We linked the United States Renal Data System data set to Medicare claims to estimate cumulative costs, graft survival, and incremental cost-effectiveness ratio (ICER – cost per additional year of graft survival) within 3 years of transplantation in 19 450 deceased donor kidney transplantation recipients with Medicare as primary payer from 2000 to 2008. We divided the study cohort into high-risk (age > 60 years, panel-reactive antibody > 20%, African American race, Kidney Donor Profile Index > 50%, cold ischemia time > 24 hours) and low-risk (not having any risk factors, comprising approximately 15% of the cohort). After the elimination of dominated options, we estimated expected ICER among induction categories: no-induction, alemtuzumab, rabbit antithymocyte globulin (r-ATG), and interleukin-2 receptor-antagonist.

Results

No-induction was the least effective and most costly option in both risk groups. Depletional antibodies (r-ATG and alemtuzumab) were more cost-effective across all willingness-to-pay thresholds in the low-risk group. For the high-risk group and its subcategories, the ICER was very sensitive to the graft survival; overall both depletional antibodies were more cost-effective, mainly for higher willingness to pay threshold (US $100 000 and US $150 000).

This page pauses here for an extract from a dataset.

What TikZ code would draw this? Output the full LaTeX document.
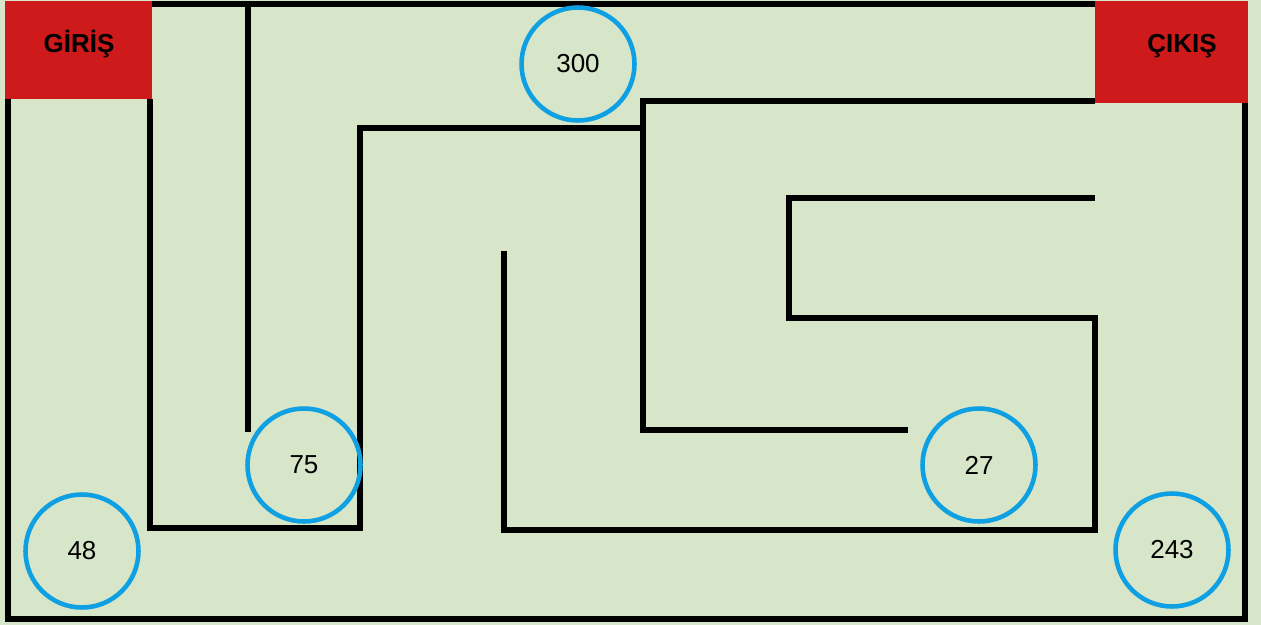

Rabbit ATG appears to achieve excellent cost-effectiveness acceptability curves (80% of the recipients) in both risk groups at US $50 000 threshold (except age > 60 years). In addition, only r-ATG was associated with graft survival benefit over no-induction category (hazard ratio, 0.91; 95% confidence interval, 0.84-0.99) in a multivariable Cox regression analysis.

Conclusions

Antibody-based induction appears to offer substantial advantages in both cost and outcome compared with no-induction. Overall, depletional induction (preferably r-ATG) appears to offer the greatest benefits.